More than half of American households have one or more pets, and that number is sure to grow as the holidays approach. Fortunately, many of these pets will go on to become beloved members of the household.
Of course, there are many factors to consider if you are looking to share your home with a new cat or dog, including existing or potential allergies among your children.
Millions of American kids are allergic to animals such as cats, dogs, hamsters and other pets. Many more may be allergic to the pollen, mold, spores and other outdoor allergens that can collect in their fur or hair.
A pet’s saliva, skin flakes and urine can also aggravate asthma and allergy symptoms in some kids. For children who are sensitive to them, these allergens trigger the immune system to overreact and produce allergy symptoms like sneezing, sniffling, itchiness and watery eyes.
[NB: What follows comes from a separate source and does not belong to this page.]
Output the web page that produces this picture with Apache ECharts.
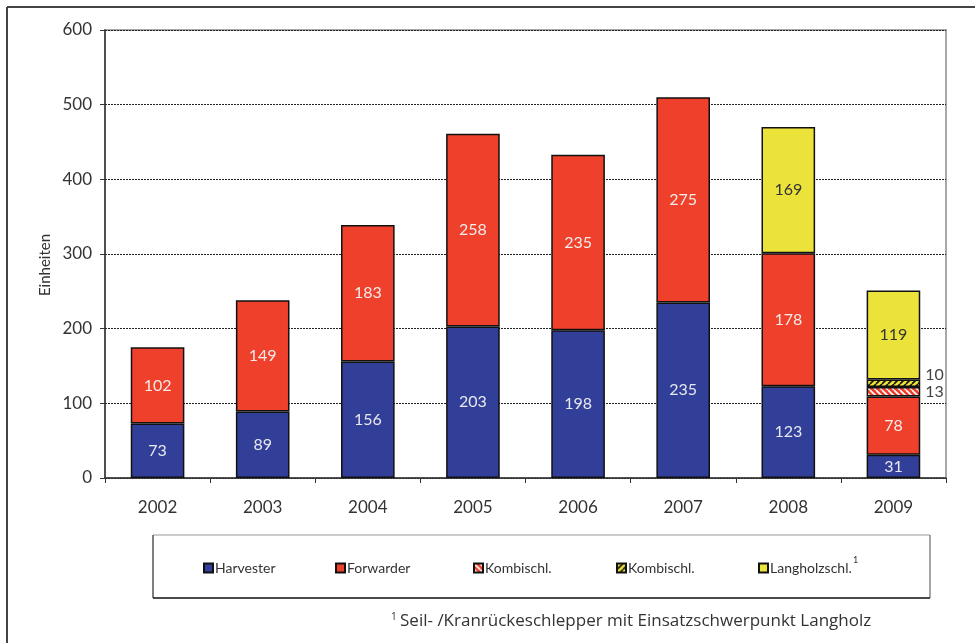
<!DOCTYPE html>
<html>
<head>
<meta charset="utf-8">
<script src="https://cdn.jsdelivr.net/npm/echarts@6/dist/echarts.min.js"></script>
<style>
  html, body { margin: 0; padding: 0; background: #fff; }
  #chart { width: 975px; height: 643px; }
</style>
</head>
<body>
<div id="chart"></div>
<script>
// Forstmaschinen-Absatz nach Bauart, 2002–2009
const years = ['2002', '2003', '2004', '2005', '2006', '2007', '2008', '2009'];
const harvester = [73, 89, 156, 203, 198, 235, 123, 31];
const forwarder = [102, 149, 183, 258, 235, 275, 178, 78];
const kombiRot = [null, null, null, null, null, null, null, 13];
const kombiGelb = [null, null, null, null, null, null, null, 10];
const langholz = [null, null, null, null, null, null, 169, 119];
const yTicks = { min: 0, max: 600, interval: 100 };

const FONT = 'Lato, "Noto Sans", sans-serif';
const FONT_WIDE = '"Open Sans", Lato, sans-serif';
const BLUE = '#323f98';
const RED = '#ee402a';
const YELLOW = '#ebe33a';

// Schraffur als wiederholtes Canvas-Muster
function hatch(bg, fg, forward) {
  const s = 6;
  const c = document.createElement('canvas');
  c.width = s; c.height = s;
  const g = c.getContext('2d');
  g.fillStyle = bg;
  g.fillRect(0, 0, s, s);
  g.strokeStyle = fg;
  g.lineWidth = 1.6;
  g.beginPath();
  for (let k = -1; k <= 1; k++) {
    if (forward) { g.moveTo(k * s, s); g.lineTo(k * s + s, 0); }
    else { g.moveTo(k * s, 0); g.lineTo(k * s + s, s); }
  }
  g.stroke();
  return { image: c, repeat: 'repeat' };
}

const border = { borderColor: '#111', borderWidth: 1.5 };
const valueText = (p) => (p.value == null ? '' : String(p.value));
const inLabel = (color) => ({
  show: true, position: 'inside', color: color,
  fontFamily: FONT, fontSize: 16, formatter: valueText
});
const outLabel = (dy) => ({
  show: true, position: 'right', distance: 5, offset: [0, dy], color: '#444',
  fontFamily: FONT, fontSize: 16, formatter: valueText
});

// Legende: je Eintrag eine eigene Komponente für feste Abstände
const legendNames = ['Harvester', 'Forwarder', 'Kombischl. R', 'Kombischl. G', 'Langholzschl.'];
const legendLeft = [198, 330, 468, 611, 753];
const legends = legendNames.map((n, i) => ({
  left: legendLeft[i], top: 556,
  itemWidth: 9, itemHeight: 9, icon: 'rect', selectedMode: false,
  data: [n],
  formatter: (name) => (name.startsWith('Kombischl.') ? 'Kombischl.' : name),
  textStyle: { fontFamily: FONT, fontSize: 14, color: '#333', padding: [0, 0, 0, -3] }
}));

const chart = echarts.init(document.getElementById('chart'), null, { renderer: 'canvas' });

chart.setOption({
  animation: false,
  backgroundColor: '#fff',
  grid: {
    left: 105, top: 30, right: 29, bottom: 165,
    show: true, borderColor: '#a8a8a8', borderWidth: 2, backgroundColor: 'transparent'
  },
  legend: legends,
  xAxis: {
    type: 'category',
    data: years,
    axisLine: { lineStyle: { color: '#333', width: 1.5 } },
    axisTick: { show: true, alignWithLabel: false, length: 5, lineStyle: { color: '#333' } },
    axisLabel: { margin: 21, fontFamily: FONT, fontSize: 17, color: '#333' },
    splitLine: { show: false }
  },
  yAxis: {
    type: 'value',
    min: yTicks.min, max: yTicks.max, interval: yTicks.interval,
    axisLine: { show: true, lineStyle: { color: '#333', width: 1.5 } },
    axisTick: { show: true, length: 5, lineStyle: { color: '#333' } },
    axisLabel: { margin: 13, fontFamily: FONT, fontSize: 17, color: '#333' },
    splitLine: { show: true, lineStyle: { color: '#222', type: [2, 1], width: 1 } }
  },
  series: [
    {
      name: 'Harvester', type: 'bar', stack: 'ges', barWidth: '51%',
      data: harvester,
      itemStyle: Object.assign({ color: BLUE }, border),
      label: inLabel('#e8e8f0')
    },
    {
      name: 'Forwarder', type: 'bar', stack: 'ges',
      data: forwarder,
      itemStyle: Object.assign({ color: RED }, border),
      label: inLabel('#f4ecea')
    },
    {
      name: 'Kombischl. R', type: 'bar', stack: 'ges',
      data: kombiRot,
      itemStyle: Object.assign({ color: hatch(RED, '#ffffff', false) }, border),
      label: outLabel(0)
    },
    {
      name: 'Kombischl. G', type: 'bar', stack: 'ges',
      data: kombiGelb,
      itemStyle: Object.assign({ color: hatch(YELLOW, '#111111', true) }, border),
      label: outLabel(-8)
    },
    {
      name: 'Langholzschl.', type: 'bar', stack: 'ges',
      data: langholz,
      itemStyle: Object.assign({ color: YELLOW }, border),
      label: inLabel('#333')
    }
  ],
  graphic: [
    // äußerer Rahmen (oben und links)
    { type: 'line', shape: { x1: 7, y1: 7, x2: 975, y2: 7 }, style: { stroke: '#444', lineWidth: 2 }, silent: true },
    { type: 'line', shape: { x1: 7, y1: 7, x2: 7, y2: 643 }, style: { stroke: '#444', lineWidth: 2 }, silent: true },
    // Legendenrahmen
    { type: 'line', shape: { x1: 153, y1: 535, x2: 930, y2: 535 }, style: { stroke: '#bbb', lineWidth: 1.5 }, silent: true },
    { type: 'line', shape: { x1: 930, y1: 535, x2: 930, y2: 598 }, style: { stroke: '#888', lineWidth: 1.5 }, silent: true },
    { type: 'line', shape: { x1: 153, y1: 535, x2: 153, y2: 598 }, style: { stroke: '#555', lineWidth: 1.5 }, silent: true },
    { type: 'line', shape: { x1: 153, y1: 598, x2: 930, y2: 598 }, style: { stroke: '#111', lineWidth: 1.5 }, silent: true },
    // Fußnotenzeichen an der Legende
    {
      type: 'text', x: 853, y: 560,
      style: { text: '1', fontFamily: FONT, fontSize: 9, fill: '#333', verticalAlign: 'middle' },
      silent: true
    },
    // Achsentitel
    {
      type: 'text', x: 45, y: 265, rotation: Math.PI / 2,
      style: { text: 'Einheiten', fontFamily: FONT, fontSize: 15, fill: '#333', align: 'center', verticalAlign: 'middle' },
      silent: true
    },
    // Fußnote
    {
      type: 'text', x: 391, y: 621,
      style: {
        text: '{s|1} {t|Seil- /Kranrückeschlepper mit Einsatzschwerpunkt Langholz}',
        verticalAlign: 'middle',
        rich: {
          s: { fontFamily: FONT_WIDE, fontSize: 10, fill: '#333', padding: [0, 0, 8, 0] },
          t: { fontFamily: FONT_WIDE, fontSize: 17, fill: '#333' }
        }
      },
      silent: true
    }
  ]
});
</script>
</body>
</html>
If Santa does leave an adorable little ball of fur underneath the tree this year – or if you already have a few fur babies in your home – the following precautions will help you and your child ease any allergic reactions.
- Bathe your pet often. Someone without allergies should give your pet a bath at least once a week to wash off as many allergens as possible.
- Create pet-free areas. Establish pet-free zones in your house. If your child is allergic, do not let the pets enter her bedroom.
- Replace allergy-attracting furnishings. Consider replacing upholstery, removing curtains and replacing/updating other surfaces that can collect allergens. If possible, replace carpeting with tile, vinyl, linoleum or wood flooring.
- Assign pet chores to someone else. Your pet’s cage, litter box or kennel should be cleaned by someone who doesn’t have pet allergies.
- Use HEPA filters. High-efficiency particulate air (HEPA) vacuum cleaners, vent filters and air purifiers can help lessen airborne pet allergens.
- Bathe often. If your child with allergies and/or asthma is exposed to animals, bathe him regularly and make sure he washes his face and hands after handling the pets.
- Use allergy medications. Before exposure to pets, give your child an allergy medication recommended by a physician.